In 476 a general council was held at Constantinople by the order of the Emperor Basiliscus. Five hundred bishops took part in it under the presidentship of the above-mentioned Patriarch Peter II of Antioch and Timotheos II of Alexandria (477+) and condemned the council of Chalcedon and restored to the Church the same doctrine maintained formerly by it. Consequently, the Emperor issued a significant edict concerning this fact signed by 700 bishops under the leadership of the Patriarchs of Antioch, Alexandria and Jersualem. This council was followed by another in 482 which was convened by the Emperor Zeno. In the following year Zeno issued his famous Henoticon, against the Formula of the Council of Chalcedon, which was confirmed by all the bishops in the East, under the leadership of the Patriarchs : Peter II of Antioch, Peter Mongos of Alexandria, Acacius of Constantinople and Anestas of Jerusalem. In 488 Patriarch Peter II of Antioch died and he was succeeded by Palladius who was succeeded by Flavian in 498. In 508 Emperor Anestas convened a council at Constantinople which condemned the council of Chalcedon and burned its original decision along with the Tome of Leo of Rome. When Flavian inclined to the Chalcedonians, a council was held in Sidon in 512 by the order of Anestas which excommunicated Flavian and elected St. Severius the Great in his place. In his time all the province of Antioch with its Archbishops and bishops (except three) and the faithful were against the council of Chalcedon. In the autumn of 518, only after the demise of Anestas, the adherents of this council appeared on the stage. It was then that Emperor Justin I stirred up a persecution against the Syrian Orthodox Church and exiled about forty bishops. Severius, its Patriarch, moved to Egypt on 25th of September to continue, with his utmost strength , the work for the welfare of the faithful and the elevation of the truth, and the preservation of the church and deliverance of its trampled honour. In 519 Justin appointed Paul in Severius" place, whom the Antiochians surnamed "the Jewish". When his Nestorianism was disgraced and the Emperor realized his crimes against the unity of the Church he deposed him in 521, and appointed Auphrosius, son of Mallah, who died accidently on 29th of May 526, during the dreadful earthquake which turned Antioch to ruins. He was buried under the ruins. In the following year the Chalcedonians appointed Ephraim, the ex-governor of Antioch to succeed him.

These three chalcedonian patriarchs assumed the throne of Antioch while St. Severius the legitimate patriarch was still alive in Egypt. On Feb. 8, 538 he passed away. The Divine Providence elected and encouraged St.
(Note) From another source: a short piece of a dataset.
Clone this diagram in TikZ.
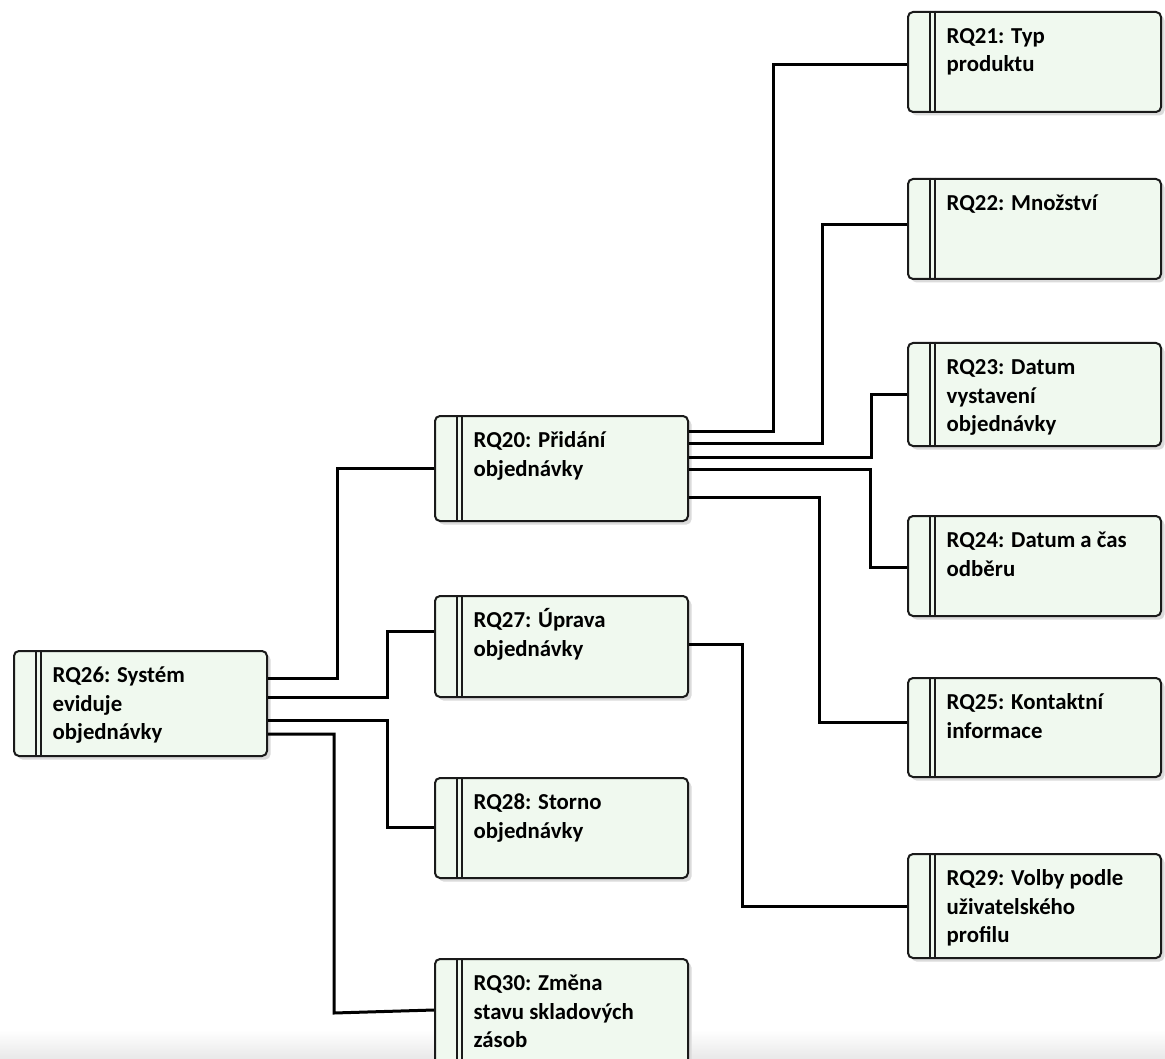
\documentclass[tikz,border=0pt]{standalone}
\usepackage{fontspec}
\setmainfont{Carlito}
\usetikzlibrary{shadows,calc}

\definecolor{boxfill}{HTML}{F0F9EF}
\definecolor{boxline}{HTML}{1A1A1A}

\tikzset{
  req/.style={draw=boxline, line width=2pt, rounded corners=5pt,
    fill=boxfill, minimum width=253pt, anchor=north west, inner sep=0pt,
    drop shadow={shadow xshift=3.5pt, shadow yshift=-3.5pt, fill=black!14, opacity=1}},
  bar/.style={draw=boxline, line width=2.3pt},
  reqtext/.style={anchor=base west, inner sep=0pt, align=left,
    font=\fontsize{22.8pt}{28.5pt}\selectfont\bfseries},
  link/.style={draw=black, line width=3pt}
}

% box with the double bar on the left and its wrapped title
\newcommand{\reqbox}[5]{%
  \node[req, minimum height=#4pt] (#1) at (#2,#3) {};
  \draw[bar] ($(#1.north west)+(22.8,0)$) -- ($(#1.south west)+(22.8,0)$);
  \draw[bar] ($(#1.north west)+(28.3,0)$) -- ($(#1.south west)+(28.3,0)$);
  \node[reqtext] (#1t) at ($(#1.north west)+(39.5,32.5)$)
    {\begin{tabular}[t]{@{}l@{}}#5\end{tabular}};
}

\begin{document}
\begin{tikzpicture}[x=1pt, y=-1pt]
  \useasboundingbox (0,0) rectangle (1165,1059);
  \clip (0,0) rectangle (1165,1059);
  \fill[white] (0,0) rectangle (1165,1059);
  \shade[top color=white, bottom color=black!9] (0,1030) rectangle (1165,1059);

  % requirement boxes
  \reqbox{r21}{907}{11}{100}{RQ21: Typ\\produktu}
  \reqbox{r22}{907}{178}{100}{RQ22: Množství}
  \reqbox{r23}{907}{342}{103}{RQ23: Datum\\vystavení\\objednávky}
  \reqbox{r24}{907}{515}{100}{RQ24: Datum a čas\\odběru}
  \reqbox{r25}{907}{677}{99}{RQ25: Kontaktní\\informace}
  \reqbox{r29}{907}{853}{104}{RQ29: Volby podle\\uživatelského\\profilu}
  \reqbox{r20}{434}{415}{105}{RQ20: Přidání\\objednávky}
  \reqbox{r27}{434}{595}{101}{RQ27: Úprava\\objednávky}
  \reqbox{r28}{434}{777}{100}{RQ28: Storno\\objednávky}
  \reqbox{r30}{434}{958}{106}{RQ30: Změna\\stavu skladových\\zásob}
  \reqbox{r26}{13}{650}{105}{RQ26: Systém\\eviduje\\objednávky}

  % RQ26 decomposition
  \draw[link] (r26.east |- 0,678) -- (337,678) -- (337,468) -- (r20.west |- 0,468);
  \draw[link] (r26.east |- 0,697) -- (387,697) -- (387,631) -- (r27.west |- 0,631);
  \draw[link] (r26.east |- 0,720) -- (387,720) -- (387,827) -- (r28.west |- 0,827);
  \draw[link] (r26.east |- 0,734) -- (334,734) -- (334,1013) -- (r30.west |- 0,1010);

  % RQ20 decomposition
  \draw[link] (r20.east |- 0,431) -- (773,431) -- (773,65) -- (r21.west |- 0,65);
  \draw[link] (r20.east |- 0,443) -- (822,443) -- (822,225) -- (r22.west |- 0,225);
  \draw[link] (r20.east |- 0,457) -- (871,457) -- (871,394) -- (r23.west |- 0,394);
  \draw[link] (r20.east |- 0,469) -- (870,469) -- (870,567) -- (r24.west |- 0,567);
  \draw[link] (r20.east |- 0,497) -- (819,497) -- (819,722) -- (r25.west |- 0,722);

  % RQ27 decomposition
  \draw[link] (r27.east |- 0,644) -- (742,644) -- (742,906) -- (r29.west |- 0,906);
\end{tikzpicture}
\end{document}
Yacoub Burdaana one of the heroes of the Church, to defend the persecuted Church. In 543 he was consecrated a Metropolitan of Edessa in Constantinople by Theodosius of Alexandria in response to the desire of the Queen Theodora, who was a Syrian, and Hareth, son of Jabla, the Arab king of the Ghassanites. In the same year he was declared as Ecumenical Metropolitan and was authorised to look after the affairs of all the presecuted orthodox Churches in Asia and Africa and to furnish the widowed dioceses with bishops and clergymen according to their need. In 543 itself he consecrated with the cooperation of some bishops, Sergis, as a Patriarch for Antioch. After the death of Sergis he consecrated Paul II in 550. In the same time he visited most of the churches in Asia and Africa and consecrated for them 27 bishops and more than one hundred thousand priests and deacons and a Catholicos for the East called Ahodemeh in 559. Hence, the orothodox Church which obtained through him its triumph came to be unjustifiably called by its enemies "Jacobite" after his name. It is also called "Monophysite" by its opponents.

In this connection, it is important to distinguish between the teaching of St. Cyril concerning the nature of Christ "in one incarnate nature or one compound of Divine and human natures", without their qualities' mixture or confusion or change, and that of Eutyches in one mixed, confused and changed Divine nature. The Syrian Orthodox Church maintained, as we mentioned above, the teaching of Cyril and not that of Eutyches. It accepted the Henoticon of Zeno which contained a clear condemnation to Eutyches and his heresy, defending it through her Patriarchs Peter II and Severius the Great, and her Scholars : Mar Ishac the Antiochian, Mar Philoxenus of Maboug, Mar Peter the Kurgian, Mar Yacoub of Sroog, Mar Simon of Arsham, Mar Zakaria the Rhetorician and others. Further, the council of Antioch, which was convened and presided over by the above-mentioned Peter II in 485, clearly excommunicated Eutyches and his adherents. this Patriarch ordered that the Nicene Creed should be read in the Church during the Holy Eucharist in order to oppose both Eutyches and the Council of Chalcedon.

The other denominations also admit that our Church not only has no connection with the heresy of Eutches, but also it condemns it along with its master. It is true that a small group from Constantinople, Alexandria and Palestine sided with Eutyches at the beginning but that vanished after a short period due to the influence of the orthodox scholars.